WHAT IS EXPECTED: Gather all lines from the material that contain the word "this".
** BEGIN PROVIDED DATA **
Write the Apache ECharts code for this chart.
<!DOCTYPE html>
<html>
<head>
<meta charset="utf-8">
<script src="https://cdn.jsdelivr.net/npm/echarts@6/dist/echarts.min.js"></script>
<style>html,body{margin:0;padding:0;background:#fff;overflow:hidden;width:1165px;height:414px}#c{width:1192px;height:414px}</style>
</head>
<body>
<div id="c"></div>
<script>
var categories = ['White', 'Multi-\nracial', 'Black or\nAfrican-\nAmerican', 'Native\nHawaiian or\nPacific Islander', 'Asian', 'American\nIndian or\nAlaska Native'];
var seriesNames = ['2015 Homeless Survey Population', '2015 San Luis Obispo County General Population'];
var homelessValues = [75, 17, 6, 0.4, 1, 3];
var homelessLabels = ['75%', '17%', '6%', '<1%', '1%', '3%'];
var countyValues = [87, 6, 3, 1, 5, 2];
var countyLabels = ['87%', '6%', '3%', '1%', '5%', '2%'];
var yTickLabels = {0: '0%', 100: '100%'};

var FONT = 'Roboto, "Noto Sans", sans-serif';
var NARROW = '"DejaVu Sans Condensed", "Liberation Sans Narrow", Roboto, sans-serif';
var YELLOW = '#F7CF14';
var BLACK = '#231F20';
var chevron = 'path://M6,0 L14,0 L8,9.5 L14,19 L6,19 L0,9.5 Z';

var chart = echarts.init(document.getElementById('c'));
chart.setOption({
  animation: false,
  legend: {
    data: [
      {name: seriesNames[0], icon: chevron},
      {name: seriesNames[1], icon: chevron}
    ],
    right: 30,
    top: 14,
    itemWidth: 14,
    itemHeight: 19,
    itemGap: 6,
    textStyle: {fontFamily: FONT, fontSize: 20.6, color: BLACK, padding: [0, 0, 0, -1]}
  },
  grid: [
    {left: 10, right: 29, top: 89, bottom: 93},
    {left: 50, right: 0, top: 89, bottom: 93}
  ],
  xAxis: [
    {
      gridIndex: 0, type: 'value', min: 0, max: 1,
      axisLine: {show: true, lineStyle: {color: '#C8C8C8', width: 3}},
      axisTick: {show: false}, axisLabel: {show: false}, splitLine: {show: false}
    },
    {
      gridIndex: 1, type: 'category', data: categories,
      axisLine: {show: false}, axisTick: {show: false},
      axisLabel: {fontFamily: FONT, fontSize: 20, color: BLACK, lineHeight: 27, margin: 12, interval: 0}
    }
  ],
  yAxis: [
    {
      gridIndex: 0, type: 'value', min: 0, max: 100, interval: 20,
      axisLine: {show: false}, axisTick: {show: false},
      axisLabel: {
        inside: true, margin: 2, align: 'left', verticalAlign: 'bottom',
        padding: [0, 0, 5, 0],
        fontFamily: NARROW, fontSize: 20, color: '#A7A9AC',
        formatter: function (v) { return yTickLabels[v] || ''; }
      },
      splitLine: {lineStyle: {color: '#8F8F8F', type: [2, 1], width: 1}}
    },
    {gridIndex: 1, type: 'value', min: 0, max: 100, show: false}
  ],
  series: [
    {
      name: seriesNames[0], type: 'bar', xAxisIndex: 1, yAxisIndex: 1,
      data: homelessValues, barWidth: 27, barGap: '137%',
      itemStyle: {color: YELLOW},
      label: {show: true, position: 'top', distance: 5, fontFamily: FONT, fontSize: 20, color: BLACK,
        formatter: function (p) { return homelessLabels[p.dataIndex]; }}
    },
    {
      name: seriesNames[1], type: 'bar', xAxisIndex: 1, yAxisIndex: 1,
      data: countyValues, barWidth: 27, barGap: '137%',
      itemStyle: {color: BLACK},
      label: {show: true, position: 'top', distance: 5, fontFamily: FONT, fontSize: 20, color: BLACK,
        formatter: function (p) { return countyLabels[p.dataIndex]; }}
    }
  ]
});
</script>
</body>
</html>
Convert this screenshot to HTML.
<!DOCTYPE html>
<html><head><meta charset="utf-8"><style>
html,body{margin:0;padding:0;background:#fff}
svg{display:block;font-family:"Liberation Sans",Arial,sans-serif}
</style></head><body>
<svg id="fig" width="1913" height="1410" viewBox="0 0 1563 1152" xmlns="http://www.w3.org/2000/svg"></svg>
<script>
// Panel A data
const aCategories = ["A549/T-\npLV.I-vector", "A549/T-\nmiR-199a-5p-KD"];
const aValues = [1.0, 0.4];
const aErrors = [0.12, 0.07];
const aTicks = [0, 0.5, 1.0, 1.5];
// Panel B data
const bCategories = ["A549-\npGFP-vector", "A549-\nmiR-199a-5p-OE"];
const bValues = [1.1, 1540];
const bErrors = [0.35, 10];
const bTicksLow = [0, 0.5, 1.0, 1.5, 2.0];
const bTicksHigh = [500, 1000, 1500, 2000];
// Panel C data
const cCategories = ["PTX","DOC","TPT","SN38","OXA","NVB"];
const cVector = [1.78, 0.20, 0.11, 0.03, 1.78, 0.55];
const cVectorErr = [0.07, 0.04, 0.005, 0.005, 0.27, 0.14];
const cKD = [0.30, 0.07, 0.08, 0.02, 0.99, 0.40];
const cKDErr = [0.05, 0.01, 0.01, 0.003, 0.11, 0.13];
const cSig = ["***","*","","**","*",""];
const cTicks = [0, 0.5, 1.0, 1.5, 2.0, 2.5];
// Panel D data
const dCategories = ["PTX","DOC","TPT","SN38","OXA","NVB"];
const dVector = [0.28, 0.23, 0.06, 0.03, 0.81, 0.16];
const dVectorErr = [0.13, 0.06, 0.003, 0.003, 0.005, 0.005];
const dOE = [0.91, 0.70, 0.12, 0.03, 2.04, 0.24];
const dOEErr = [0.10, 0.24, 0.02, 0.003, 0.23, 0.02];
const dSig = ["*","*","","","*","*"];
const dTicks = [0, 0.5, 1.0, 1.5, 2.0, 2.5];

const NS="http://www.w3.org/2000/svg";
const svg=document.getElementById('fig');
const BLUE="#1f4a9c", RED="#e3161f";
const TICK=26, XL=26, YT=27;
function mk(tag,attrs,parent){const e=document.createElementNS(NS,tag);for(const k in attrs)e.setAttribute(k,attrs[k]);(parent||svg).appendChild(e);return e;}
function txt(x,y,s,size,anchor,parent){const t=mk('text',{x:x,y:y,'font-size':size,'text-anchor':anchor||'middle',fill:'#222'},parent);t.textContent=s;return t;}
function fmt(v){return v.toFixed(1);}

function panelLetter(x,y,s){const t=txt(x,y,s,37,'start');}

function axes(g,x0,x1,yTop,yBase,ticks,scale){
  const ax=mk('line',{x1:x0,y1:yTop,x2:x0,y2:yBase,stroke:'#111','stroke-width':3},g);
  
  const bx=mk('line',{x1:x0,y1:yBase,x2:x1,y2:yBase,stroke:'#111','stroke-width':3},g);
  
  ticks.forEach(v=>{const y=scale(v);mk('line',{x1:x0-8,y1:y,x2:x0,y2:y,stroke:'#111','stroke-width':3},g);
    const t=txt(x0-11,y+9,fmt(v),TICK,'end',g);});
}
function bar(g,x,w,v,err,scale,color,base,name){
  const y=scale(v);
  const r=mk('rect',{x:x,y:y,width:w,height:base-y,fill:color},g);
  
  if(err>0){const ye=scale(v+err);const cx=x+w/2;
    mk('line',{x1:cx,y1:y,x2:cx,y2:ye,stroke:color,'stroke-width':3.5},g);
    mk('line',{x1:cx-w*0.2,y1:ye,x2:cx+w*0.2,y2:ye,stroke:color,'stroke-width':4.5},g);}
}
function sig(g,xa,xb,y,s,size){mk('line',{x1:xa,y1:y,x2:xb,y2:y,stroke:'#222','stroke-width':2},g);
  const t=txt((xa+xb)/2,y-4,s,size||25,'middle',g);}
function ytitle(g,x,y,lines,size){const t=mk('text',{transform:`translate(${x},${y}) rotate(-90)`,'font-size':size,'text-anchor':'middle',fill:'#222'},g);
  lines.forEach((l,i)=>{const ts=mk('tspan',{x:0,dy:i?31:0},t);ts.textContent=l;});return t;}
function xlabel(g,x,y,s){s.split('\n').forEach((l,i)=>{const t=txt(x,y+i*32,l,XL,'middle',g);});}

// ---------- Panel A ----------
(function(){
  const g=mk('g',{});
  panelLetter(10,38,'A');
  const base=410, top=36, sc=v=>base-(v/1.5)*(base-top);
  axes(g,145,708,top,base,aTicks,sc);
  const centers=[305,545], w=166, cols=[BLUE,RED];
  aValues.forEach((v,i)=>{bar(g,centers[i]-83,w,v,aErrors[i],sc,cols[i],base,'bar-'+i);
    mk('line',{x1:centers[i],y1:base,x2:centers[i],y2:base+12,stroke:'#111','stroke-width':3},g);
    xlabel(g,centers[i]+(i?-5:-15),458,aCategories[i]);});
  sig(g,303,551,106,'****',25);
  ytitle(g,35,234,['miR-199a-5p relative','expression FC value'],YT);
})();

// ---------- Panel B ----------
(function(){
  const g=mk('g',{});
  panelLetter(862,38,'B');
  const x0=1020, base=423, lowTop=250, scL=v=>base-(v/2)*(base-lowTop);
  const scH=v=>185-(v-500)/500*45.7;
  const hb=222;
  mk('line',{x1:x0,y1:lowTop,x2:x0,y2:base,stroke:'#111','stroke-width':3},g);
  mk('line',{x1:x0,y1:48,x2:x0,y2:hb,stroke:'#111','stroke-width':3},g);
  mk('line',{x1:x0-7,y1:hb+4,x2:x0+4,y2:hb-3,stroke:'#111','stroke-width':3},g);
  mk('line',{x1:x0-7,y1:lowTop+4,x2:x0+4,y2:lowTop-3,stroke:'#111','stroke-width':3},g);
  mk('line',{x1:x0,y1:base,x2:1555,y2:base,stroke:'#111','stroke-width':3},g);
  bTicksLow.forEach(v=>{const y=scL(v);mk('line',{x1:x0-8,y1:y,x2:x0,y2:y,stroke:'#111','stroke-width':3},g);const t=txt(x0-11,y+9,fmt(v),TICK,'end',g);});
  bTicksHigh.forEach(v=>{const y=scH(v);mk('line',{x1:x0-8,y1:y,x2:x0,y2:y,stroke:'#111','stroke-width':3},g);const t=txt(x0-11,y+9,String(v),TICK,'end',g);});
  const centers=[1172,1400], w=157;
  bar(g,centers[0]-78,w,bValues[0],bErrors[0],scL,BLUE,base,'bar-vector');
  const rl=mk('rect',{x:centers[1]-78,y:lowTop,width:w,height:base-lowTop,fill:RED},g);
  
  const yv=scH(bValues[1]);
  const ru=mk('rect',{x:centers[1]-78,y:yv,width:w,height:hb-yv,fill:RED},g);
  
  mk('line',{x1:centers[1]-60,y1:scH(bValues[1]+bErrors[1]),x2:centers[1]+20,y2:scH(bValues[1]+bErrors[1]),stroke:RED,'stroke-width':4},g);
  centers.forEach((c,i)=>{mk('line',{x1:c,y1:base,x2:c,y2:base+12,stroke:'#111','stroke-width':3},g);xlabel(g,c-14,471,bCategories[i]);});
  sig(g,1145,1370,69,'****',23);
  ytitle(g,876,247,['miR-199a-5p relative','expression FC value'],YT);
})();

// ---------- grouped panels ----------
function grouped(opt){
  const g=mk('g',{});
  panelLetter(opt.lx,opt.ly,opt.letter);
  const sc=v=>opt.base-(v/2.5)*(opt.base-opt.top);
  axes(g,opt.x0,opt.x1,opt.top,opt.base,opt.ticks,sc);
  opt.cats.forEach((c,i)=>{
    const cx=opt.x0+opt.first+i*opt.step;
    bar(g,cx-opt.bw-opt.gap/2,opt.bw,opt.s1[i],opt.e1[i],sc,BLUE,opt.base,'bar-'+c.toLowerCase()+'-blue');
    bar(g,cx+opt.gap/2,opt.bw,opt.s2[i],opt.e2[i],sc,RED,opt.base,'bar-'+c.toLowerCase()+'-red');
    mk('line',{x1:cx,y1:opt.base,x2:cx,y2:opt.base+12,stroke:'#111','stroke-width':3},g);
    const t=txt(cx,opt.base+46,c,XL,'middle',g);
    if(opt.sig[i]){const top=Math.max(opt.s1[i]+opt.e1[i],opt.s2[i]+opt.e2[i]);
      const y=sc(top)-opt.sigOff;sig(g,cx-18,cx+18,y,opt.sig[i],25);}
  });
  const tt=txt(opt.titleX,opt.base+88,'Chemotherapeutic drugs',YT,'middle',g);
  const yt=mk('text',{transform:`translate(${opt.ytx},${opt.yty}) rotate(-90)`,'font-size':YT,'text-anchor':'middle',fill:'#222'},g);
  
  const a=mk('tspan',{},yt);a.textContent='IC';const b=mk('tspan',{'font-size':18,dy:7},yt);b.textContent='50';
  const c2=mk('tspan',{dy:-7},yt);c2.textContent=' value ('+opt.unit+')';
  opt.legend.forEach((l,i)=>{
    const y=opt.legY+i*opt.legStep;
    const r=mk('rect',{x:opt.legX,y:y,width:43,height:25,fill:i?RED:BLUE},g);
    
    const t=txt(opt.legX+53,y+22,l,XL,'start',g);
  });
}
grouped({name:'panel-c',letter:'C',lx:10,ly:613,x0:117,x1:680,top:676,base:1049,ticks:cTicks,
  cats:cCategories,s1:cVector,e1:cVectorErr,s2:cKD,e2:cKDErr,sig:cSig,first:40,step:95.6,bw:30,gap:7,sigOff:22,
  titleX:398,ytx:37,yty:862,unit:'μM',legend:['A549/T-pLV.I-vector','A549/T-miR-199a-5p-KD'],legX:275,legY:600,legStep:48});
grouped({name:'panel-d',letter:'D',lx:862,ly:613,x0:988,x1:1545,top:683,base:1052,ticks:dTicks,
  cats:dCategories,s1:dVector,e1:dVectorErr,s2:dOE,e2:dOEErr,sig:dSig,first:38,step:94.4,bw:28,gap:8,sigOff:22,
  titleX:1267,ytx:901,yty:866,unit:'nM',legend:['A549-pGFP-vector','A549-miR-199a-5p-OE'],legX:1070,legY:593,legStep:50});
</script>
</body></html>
** END PROVIDED DATA **
WRITTEN RESPONSE:
Write the Apache ECharts code for this chart.
Convert this screenshot to HTML.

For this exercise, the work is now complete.